## BEGIN Data shown

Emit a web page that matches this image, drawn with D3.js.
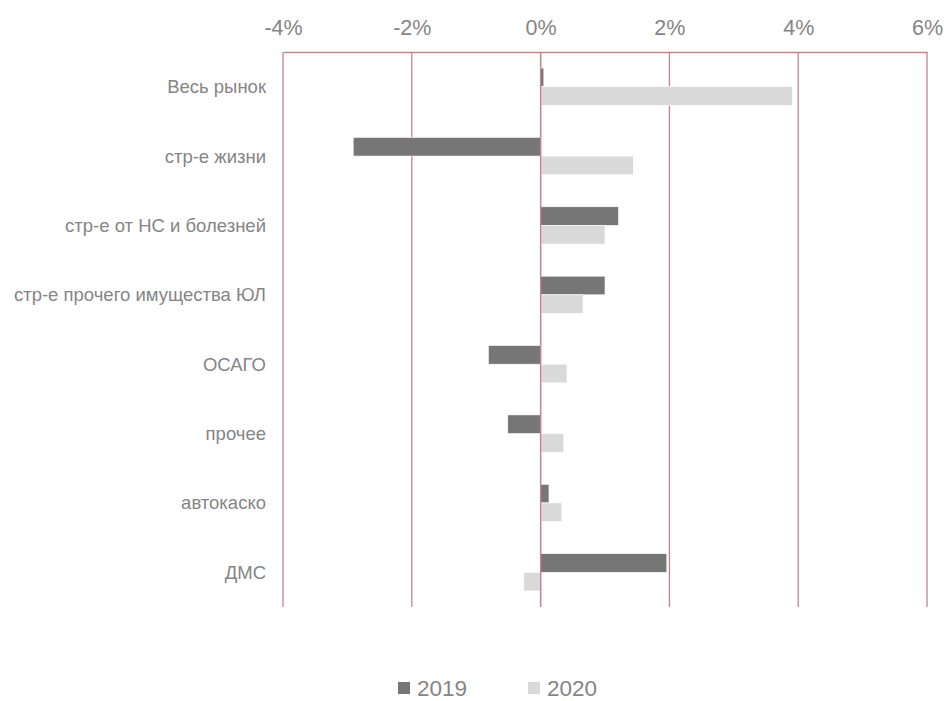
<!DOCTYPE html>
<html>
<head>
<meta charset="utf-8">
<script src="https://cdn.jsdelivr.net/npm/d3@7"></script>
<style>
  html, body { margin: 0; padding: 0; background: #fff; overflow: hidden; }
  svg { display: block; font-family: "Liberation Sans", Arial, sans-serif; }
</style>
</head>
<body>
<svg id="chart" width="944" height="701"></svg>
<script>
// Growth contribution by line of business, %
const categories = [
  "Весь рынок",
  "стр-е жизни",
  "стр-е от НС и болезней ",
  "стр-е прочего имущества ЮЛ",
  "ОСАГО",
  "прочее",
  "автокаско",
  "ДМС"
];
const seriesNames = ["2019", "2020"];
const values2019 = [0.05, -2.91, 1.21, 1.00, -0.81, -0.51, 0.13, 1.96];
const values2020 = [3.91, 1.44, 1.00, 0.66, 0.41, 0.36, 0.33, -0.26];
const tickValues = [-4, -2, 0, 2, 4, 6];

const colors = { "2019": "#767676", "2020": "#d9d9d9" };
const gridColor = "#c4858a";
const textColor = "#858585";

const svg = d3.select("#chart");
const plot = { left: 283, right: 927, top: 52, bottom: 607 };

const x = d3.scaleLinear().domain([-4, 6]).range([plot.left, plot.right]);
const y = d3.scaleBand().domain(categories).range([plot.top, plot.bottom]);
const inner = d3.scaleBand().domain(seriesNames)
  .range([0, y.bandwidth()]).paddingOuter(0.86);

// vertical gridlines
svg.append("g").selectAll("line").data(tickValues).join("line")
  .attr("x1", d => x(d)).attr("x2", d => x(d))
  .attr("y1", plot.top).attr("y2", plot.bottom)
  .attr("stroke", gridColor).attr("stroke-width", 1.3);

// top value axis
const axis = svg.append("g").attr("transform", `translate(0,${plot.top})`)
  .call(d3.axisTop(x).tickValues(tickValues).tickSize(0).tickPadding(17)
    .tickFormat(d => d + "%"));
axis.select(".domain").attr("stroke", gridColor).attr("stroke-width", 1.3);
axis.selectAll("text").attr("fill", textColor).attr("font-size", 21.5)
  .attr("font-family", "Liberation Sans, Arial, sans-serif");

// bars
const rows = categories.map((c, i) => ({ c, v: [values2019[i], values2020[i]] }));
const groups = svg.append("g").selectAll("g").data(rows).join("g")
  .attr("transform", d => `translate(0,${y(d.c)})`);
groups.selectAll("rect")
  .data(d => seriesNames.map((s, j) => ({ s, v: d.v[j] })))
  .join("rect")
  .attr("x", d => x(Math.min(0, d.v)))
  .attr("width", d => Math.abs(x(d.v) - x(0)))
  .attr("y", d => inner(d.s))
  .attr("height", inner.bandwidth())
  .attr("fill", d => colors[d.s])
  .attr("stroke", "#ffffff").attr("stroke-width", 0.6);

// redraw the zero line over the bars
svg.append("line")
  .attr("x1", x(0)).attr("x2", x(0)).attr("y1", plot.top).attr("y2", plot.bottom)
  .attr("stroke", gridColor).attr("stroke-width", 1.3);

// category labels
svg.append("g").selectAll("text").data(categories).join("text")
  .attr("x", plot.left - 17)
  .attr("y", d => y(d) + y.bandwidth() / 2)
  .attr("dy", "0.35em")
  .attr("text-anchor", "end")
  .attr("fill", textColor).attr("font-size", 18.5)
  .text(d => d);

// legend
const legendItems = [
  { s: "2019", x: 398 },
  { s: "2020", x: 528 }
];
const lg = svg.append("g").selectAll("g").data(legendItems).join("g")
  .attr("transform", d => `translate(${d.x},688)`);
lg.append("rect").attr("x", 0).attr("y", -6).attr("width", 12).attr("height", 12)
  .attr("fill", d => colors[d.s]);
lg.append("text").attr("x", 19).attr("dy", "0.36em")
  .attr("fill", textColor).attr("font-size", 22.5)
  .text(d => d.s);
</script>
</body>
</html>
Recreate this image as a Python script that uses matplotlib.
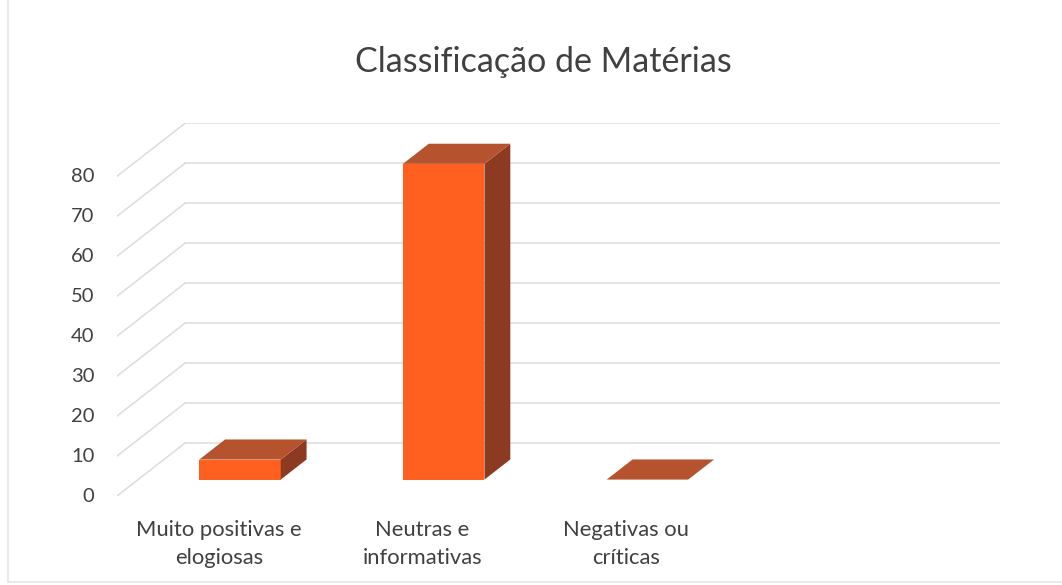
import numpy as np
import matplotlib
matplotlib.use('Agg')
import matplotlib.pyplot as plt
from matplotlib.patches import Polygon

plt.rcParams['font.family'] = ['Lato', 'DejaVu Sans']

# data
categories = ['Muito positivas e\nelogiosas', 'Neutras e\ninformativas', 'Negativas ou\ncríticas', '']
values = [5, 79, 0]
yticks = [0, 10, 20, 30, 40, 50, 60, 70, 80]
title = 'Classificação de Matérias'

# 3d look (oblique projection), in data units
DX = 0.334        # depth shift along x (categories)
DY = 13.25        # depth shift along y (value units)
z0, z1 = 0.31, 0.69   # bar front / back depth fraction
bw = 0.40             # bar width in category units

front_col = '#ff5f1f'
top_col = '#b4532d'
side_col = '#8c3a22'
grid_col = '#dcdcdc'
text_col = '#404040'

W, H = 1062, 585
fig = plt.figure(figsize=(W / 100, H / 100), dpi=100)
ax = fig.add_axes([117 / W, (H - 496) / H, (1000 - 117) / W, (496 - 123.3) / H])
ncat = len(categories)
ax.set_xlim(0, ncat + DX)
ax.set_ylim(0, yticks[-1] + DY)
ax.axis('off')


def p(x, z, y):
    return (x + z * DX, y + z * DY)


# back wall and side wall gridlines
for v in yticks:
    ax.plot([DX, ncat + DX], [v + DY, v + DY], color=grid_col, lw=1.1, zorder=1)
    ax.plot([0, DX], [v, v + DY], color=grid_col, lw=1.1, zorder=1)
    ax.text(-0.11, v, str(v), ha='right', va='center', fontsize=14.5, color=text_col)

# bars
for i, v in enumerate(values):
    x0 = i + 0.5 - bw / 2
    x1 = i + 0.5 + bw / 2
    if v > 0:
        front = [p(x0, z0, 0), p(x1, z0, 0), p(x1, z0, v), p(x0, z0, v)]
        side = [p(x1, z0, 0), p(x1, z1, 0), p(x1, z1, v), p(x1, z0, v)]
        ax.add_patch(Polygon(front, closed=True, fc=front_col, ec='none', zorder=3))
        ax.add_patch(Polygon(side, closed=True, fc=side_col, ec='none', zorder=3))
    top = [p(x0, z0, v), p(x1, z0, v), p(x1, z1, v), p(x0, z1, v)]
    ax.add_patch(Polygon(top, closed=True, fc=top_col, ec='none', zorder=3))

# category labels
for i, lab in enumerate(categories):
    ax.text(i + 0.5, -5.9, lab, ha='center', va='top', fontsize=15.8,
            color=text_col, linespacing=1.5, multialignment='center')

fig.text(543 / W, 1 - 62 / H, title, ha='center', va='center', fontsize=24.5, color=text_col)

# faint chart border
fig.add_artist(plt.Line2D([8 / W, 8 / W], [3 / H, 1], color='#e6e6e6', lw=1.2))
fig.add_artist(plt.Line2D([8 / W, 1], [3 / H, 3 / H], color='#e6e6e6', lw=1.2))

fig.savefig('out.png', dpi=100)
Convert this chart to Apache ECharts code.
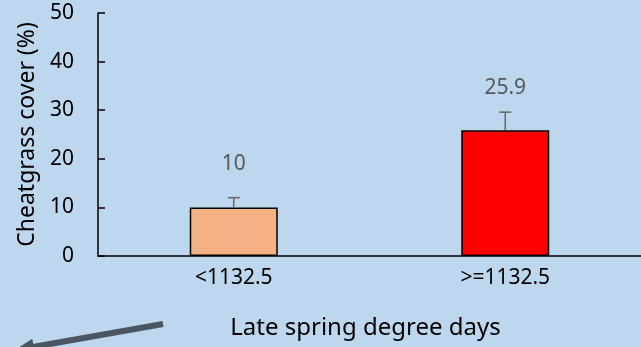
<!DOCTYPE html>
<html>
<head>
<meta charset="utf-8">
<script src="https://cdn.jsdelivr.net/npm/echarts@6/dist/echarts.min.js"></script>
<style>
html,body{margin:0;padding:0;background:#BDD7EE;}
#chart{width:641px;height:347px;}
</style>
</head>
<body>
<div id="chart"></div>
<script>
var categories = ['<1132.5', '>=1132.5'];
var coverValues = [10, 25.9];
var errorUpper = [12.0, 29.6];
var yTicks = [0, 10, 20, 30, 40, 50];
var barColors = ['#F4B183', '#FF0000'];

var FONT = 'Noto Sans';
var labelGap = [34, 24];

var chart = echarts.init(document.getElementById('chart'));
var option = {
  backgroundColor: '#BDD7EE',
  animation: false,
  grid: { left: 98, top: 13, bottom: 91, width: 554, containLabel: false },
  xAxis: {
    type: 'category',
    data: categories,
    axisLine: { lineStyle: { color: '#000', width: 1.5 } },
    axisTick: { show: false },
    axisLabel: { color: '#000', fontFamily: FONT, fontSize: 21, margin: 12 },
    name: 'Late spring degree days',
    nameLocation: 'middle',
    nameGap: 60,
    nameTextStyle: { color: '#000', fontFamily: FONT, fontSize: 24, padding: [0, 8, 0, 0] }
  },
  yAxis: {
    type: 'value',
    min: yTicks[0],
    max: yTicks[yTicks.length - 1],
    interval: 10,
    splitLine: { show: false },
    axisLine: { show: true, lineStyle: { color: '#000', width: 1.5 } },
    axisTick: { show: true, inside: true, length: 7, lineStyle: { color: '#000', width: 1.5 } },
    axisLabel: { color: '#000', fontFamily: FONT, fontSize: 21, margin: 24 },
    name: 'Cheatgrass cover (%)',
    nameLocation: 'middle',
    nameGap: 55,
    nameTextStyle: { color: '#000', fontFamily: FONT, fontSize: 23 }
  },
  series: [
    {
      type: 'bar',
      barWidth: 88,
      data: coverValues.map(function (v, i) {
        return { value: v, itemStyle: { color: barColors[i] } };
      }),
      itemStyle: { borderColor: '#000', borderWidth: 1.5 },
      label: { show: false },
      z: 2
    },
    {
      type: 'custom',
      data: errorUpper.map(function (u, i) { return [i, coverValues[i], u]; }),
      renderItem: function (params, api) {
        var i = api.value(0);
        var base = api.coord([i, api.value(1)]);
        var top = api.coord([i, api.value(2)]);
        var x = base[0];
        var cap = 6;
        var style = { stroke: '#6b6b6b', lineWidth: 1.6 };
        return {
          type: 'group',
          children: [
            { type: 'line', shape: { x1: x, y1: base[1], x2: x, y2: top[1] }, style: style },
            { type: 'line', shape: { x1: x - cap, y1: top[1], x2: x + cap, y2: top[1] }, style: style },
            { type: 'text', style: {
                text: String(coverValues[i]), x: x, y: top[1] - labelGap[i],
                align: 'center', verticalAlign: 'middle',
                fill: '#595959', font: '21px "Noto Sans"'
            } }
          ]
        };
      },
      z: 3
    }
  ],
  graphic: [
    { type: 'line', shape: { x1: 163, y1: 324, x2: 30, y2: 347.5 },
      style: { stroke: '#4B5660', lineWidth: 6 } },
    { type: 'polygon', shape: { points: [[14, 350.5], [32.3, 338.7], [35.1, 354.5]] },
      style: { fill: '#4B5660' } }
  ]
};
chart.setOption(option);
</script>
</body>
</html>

## END Data shown

### What to do
Using the data above, set down each line from the line with "Recreate this image" to the line with "va='center', fontsize=14.5, color=text_col)" exactly, both ends included, and leave the pictures behind. Nothing else belongs.

### Task answer
Recreate this image as a Python script that uses matplotlib.
import numpy as np
import matplotlib
matplotlib.use('Agg')
import matplotlib.pyplot as plt
from matplotlib.patches import Polygon

plt.rcParams['font.family'] = ['Lato', 'DejaVu Sans']

# data
categories = ['Muito positivas e\nelogiosas', 'Neutras e\ninformativas', 'Negativas ou\ncríticas', '']
values = [5, 79, 0]
yticks = [0, 10, 20, 30, 40, 50, 60, 70, 80]
title = 'Classificação de Matérias'

# 3d look (oblique projection), in data units
DX = 0.334        # depth shift along x (categories)
DY = 13.25        # depth shift along y (value units)
z0, z1 = 0.31, 0.69   # bar front / back depth fraction
bw = 0.40             # bar width in category units

front_col = '#ff5f1f'
top_col = '#b4532d'
side_col = '#8c3a22'
grid_col = '#dcdcdc'
text_col = '#404040'

W, H = 1062, 585
fig = plt.figure(figsize=(W / 100, H / 100), dpi=100)
ax = fig.add_axes([117 / W, (H - 496) / H, (1000 - 117) / W, (496 - 123.3) / H])
ncat = len(categories)
ax.set_xlim(0, ncat + DX)
ax.set_ylim(0, yticks[-1] + DY)
ax.axis('off')


def p(x, z, y):
    return (x + z * DX, y + z * DY)


# back wall and side wall gridlines
for v in yticks:
    ax.plot([DX, ncat + DX], [v + DY, v + DY], color=grid_col, lw=1.1, zorder=1)
    ax.plot([0, DX], [v, v + DY], color=grid_col, lw=1.1, zorder=1)
    ax.text(-0.11, v, str(v), ha='right', va='center', fontsize=14.5, color=text_col)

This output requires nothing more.